* **WHAT NEEDS TO BE DONE**: Skip all pictures, then copy the lines from the start of the data through the line with "import altair as alt", keeping both ends.

Code that draws figures
+++++

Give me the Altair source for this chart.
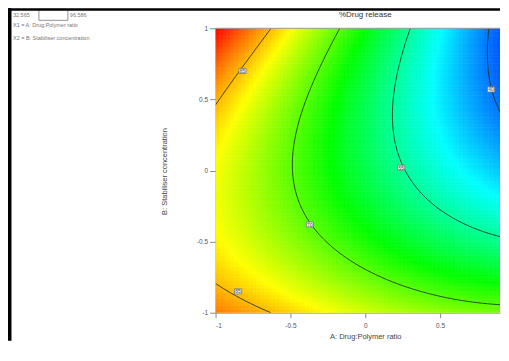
import numpy as np
import pandas as pd
import altair as alt

# ---- values (coded factors A, B) ----
# points lying on each labelled contour
c85_a = [-0.63, -0.82, -0.99, -0.99, -0.85, -0.64]
c85_b = [1.00, 0.70, 0.35, -0.70, -0.85, -1.00]
c70_a = [-0.17, -0.24, -0.37, -0.45, -0.48, -0.47, -0.44, -0.37, -0.20, -0.04, 0.12, 0.45, 0.95]
c70_b = [1.00, 0.85, 0.59, 0.38, 0.19, -0.09, -0.21, -0.38, -0.56, -0.69, -0.75, -0.84, -0.93]
c55_a = [0.31, 0.27, 0.20, 0.165, 0.18, 0.24, 0.30, 0.37, 0.56, 0.78, 0.95]
c55_b = [1.00, 0.85, 0.61, 0.38, 0.17, 0.03, -0.07, -0.18, -0.32, -0.42, -0.49]
c40_a = [0.84, 0.85, 0.84, 0.87, 0.94]
c40_b = [0.99, 0.85, 0.58, 0.43, 0.31]
levels = [85, 70, 55, 40]
# colour-read spot values
spot_a = [-1.0, -1.0, -1.0, -1.0, -0.75, 0.0, 0.94, 0.94, 0.94]
spot_b = [1.0, 0.0, -0.35, -1.0, 0.0, 0.0, 1.0, 0.0, -1.0]
spot_v = [96, 79, 79, 88, 76, 60, 36, 46, 71]
# contour label boxes
lab_a = [-0.82, -0.85, -0.37, 0.24, 0.84]
lab_b = [0.70, -0.85, -0.38, 0.02, 0.57]
lab_t = ["85", "85", "70", "55", "40"]
# colour bar limits
resp_min = 32.565
resp_max = 96.586
x_ticks = [-1, -0.5, 0, 0.5]
y_ticks = [-1, -0.5, 0, 0.5, 1]

# ---- response surface fitted to the read values ----
pa = np.array(c85_a + c70_a + c55_a + c40_a + spot_a, float)
pb = np.array(c85_b + c70_b + c55_b + c40_b + spot_b, float)
pv = np.array([85] * len(c85_a) + [70] * len(c70_a) + [55] * len(c55_a)
              + [40] * len(c40_a) + spot_v, float)


def feats(a, b):
    return np.stack([np.ones_like(a), a, b, a * a, a * b, b * b,
                     a ** 3, a * a * b, a * b * b, b ** 3], axis=-1)


coef, *_ = np.linalg.lstsq(feats(pa, pb), pv, rcond=None)


def surf(a, b):
    return feats(a, b) @ coef


W = 285
H = 285
XMAX = -1 + W / 150.0
step = 0.025
edges_a = np.arange(-1.0, XMAX + step, step)
edges_b = np.arange(-1.0, 1.0 + 1e-9, step)
A0, B0 = np.meshgrid(edges_a[:-1], edges_b[:-1])
A1, B1 = A0 + step, B0 + step
Z = surf((A0 + A1) / 2, (B0 + B1) / 2)
heat = pd.DataFrame({"a": A0.ravel(), "a2": A1.ravel(), "b": B0.ravel(),
                     "b2": B1.ravel(), "v": Z.ravel()})

# marching squares for the contour lines
g = np.linspace(-1, 1, 121)
GA, GB = np.meshgrid(g, g)
GZ = surf(GA, GB)
segs = []
for L in levels:
    for i in range(len(g) - 1):
        for j in range(len(g) - 1):
            corners = [(GA[i, j], GB[i, j], GZ[i, j]), (GA[i, j + 1], GB[i, j + 1], GZ[i, j + 1]),
                       (GA[i + 1, j + 1], GB[i + 1, j + 1], GZ[i + 1, j + 1]),
                       (GA[i + 1, j], GB[i + 1, j], GZ[i + 1, j])]
            pts = []
            for k in range(4):
                xa, ya, za = corners[k]
                xb, yb, zb = corners[(k + 1) % 4]
                if (za - L) * (zb - L) < 0:
                    t = (L - za) / (zb - za)
                    pts.append((xa + t * (xb - xa), ya + t * (yb - ya)))
            for m in range(0, len(pts) - 1, 2):
                segs.append({"a": pts[m][0], "b": pts[m][1],
                             "a2": pts[m + 1][0], "b2": pts[m + 1][1]})
lines = pd.DataFrame(segs)
labels = pd.DataFrame({"a": lab_a, "b": lab_b, "t": lab_t})

FONT = "Liberation Sans"
xs = alt.Scale(domain=[-1, XMAX], nice=False, zero=False)
ys = alt.Scale(domain=[-1, 1], nice=False, zero=False)
span = resp_max - resp_min
cs = alt.Scale(domain=[resp_min + span * k / 4 for k in range(5)],
               range=["#0000ff", "#00ffff", "#00ff00", "#ffff00", "#ff0000"],
               interpolate="rgb", clamp=True)

xaxis = alt.Axis(values=x_ticks, labelExpr="'' + datum.value", title="A: Drug:Polymer ratio",
                 labelFontSize=6.5, labelColor="#555", tickColor="#888", tickSize=5,
                 domainColor="#999", titleFontSize=7.5, titleFontWeight="normal",
                 titleColor="#444", titleX=150, titleY=24, titleBaseline="middle",
                 labelFont=FONT, titleFont=FONT, grid=False, labelPadding=4.5)
yaxis = alt.Axis(values=y_ticks, labelExpr="'' + datum.value",
                 title="B: Stabiliser concentration",
                 labelFontSize=6.5, labelColor="#555", tickColor="#888", tickSize=6,
                 domainColor="#999", titleFontSize=7.5, titleFontWeight="normal",
                 titleColor="#444", titleX=-51, titleY=143, titleBaseline="middle",
                 labelFont=FONT, titleFont=FONT, grid=False, labelPadding=2)

heatmap = alt.Chart(heat).mark_rect(clip=True, strokeWidth=0.6).encode(
    x=alt.X("a:Q", scale=xs, axis=xaxis),
    x2="a2:Q",
    y=alt.Y("b:Q", scale=ys, axis=yaxis),
    y2="b2:Q",
    color=alt.Color("v:Q", scale=cs, legend=None),
    stroke=alt.Color("v:Q", scale=cs, legend=None),
)

contours = alt.Chart(lines).mark_rule(clip=True, color="#1e2e1e", strokeWidth=1, opacity=0.85).encode(
    x=alt.X("a:Q", scale=xs), y=alt.Y("b:Q", scale=ys), x2="a2:Q", y2="b2:Q")

boxes = alt.Chart(labels).mark_point(
    shape="M-1.2,-0.85L1.2,-0.85L1.2,0.85L-1.2,0.85Z", size=36, filled=True,
    fill="#f0f0f0", stroke="#777", strokeWidth=0.8, opacity=1).encode(
    x=alt.X("a:Q", scale=xs), y=alt.Y("b:Q", scale=ys))
boxtext = alt.Chart(labels).mark_text(fontSize=5, color="#555", font=FONT).encode(
    x=alt.X("a:Q", scale=xs), y=alt.Y("b:Q", scale=ys), text="t:N")

topline = alt.Chart(pd.DataFrame({"b": [1.0]})).mark_rule(color="#999", strokeWidth=1).encode(
    y=alt.Y("b:Q", scale=ys), x=alt.value(0), x2=alt.value(W))

title = alt.Chart(pd.DataFrame({"a": [0.0], "t": ["%Drug release"]})).mark_text(
    fontSize=8, color="#333", font=FONT, baseline="middle").encode(
    x=alt.X("a:Q", scale=xs), y=alt.value(-13), text="t:N")

leg_df = pd.DataFrame({
    "t": [f"{resp_min:.3f}", f"{resp_max:.3f}", "X1 = A: Drug:Polymer ratio",
          "X2 = B: Stabiliser concentration"],
    "px": [-203, -146, -203, -203],
    "py": [-13.5, -13.5, -3, 10],
})
legend_text = alt.Chart(leg_df).mark_text(fontSize=5.5, color="#777", font=FONT,
                                          align="left", baseline="middle").encode(
    x=alt.X("px:Q", scale=None), y=alt.Y("py:Q", scale=None), text="t:N")
legend_box = alt.Chart(pd.DataFrame({"k": [0]})).mark_rect(
    fill="white", stroke="#777", strokeWidth=0.8).encode(
    x=alt.value(-177), x2=alt.value(-148), y=alt.value(-19), y2=alt.value(-8))

frame_top = alt.Chart(pd.DataFrame({"k": [0]})).mark_rect(color="black").encode(
    x=alt.value(-208), x2=alt.value(W), y=alt.value(-20), y2=alt.value(-17.5))
frame_left = alt.Chart(pd.DataFrame({"k": [0]})).mark_rect(color="black").encode(
    x=alt.value(-208), x2=alt.value(-204.5), y=alt.value(-20), y2=alt.value(H + 28))

chart = alt.layer(
    heatmap, contours, topline, boxes, boxtext, title, legend_box, legend_text,
    frame_top, frame_left
).properties(
    width=W, height=H,
    autosize=alt.AutoSizeParams(type="pad"),
    padding=0,
    background="white",
).configure_view(stroke=None)

chart.save("out.html", embed_options={"renderer": "svg", "actions": False})
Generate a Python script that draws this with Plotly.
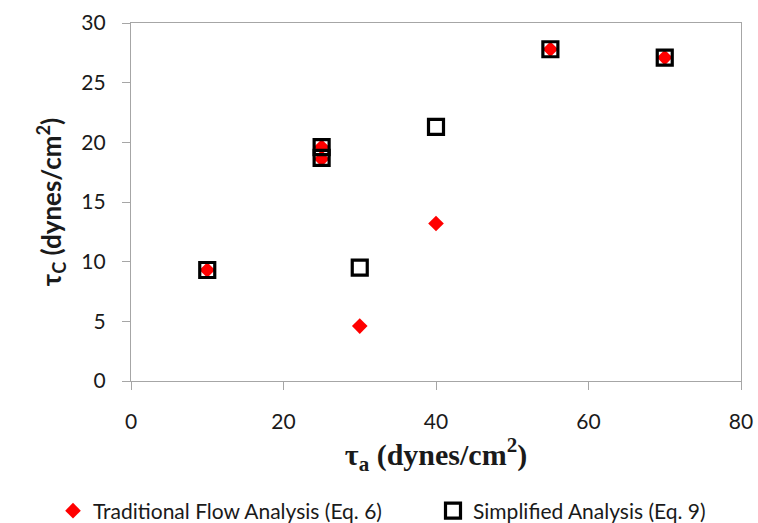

+++++

* **COMPLETE RESPONSE**:
Give me the Altair source for this chart.
import numpy as np
import pandas as pd
import altair as alt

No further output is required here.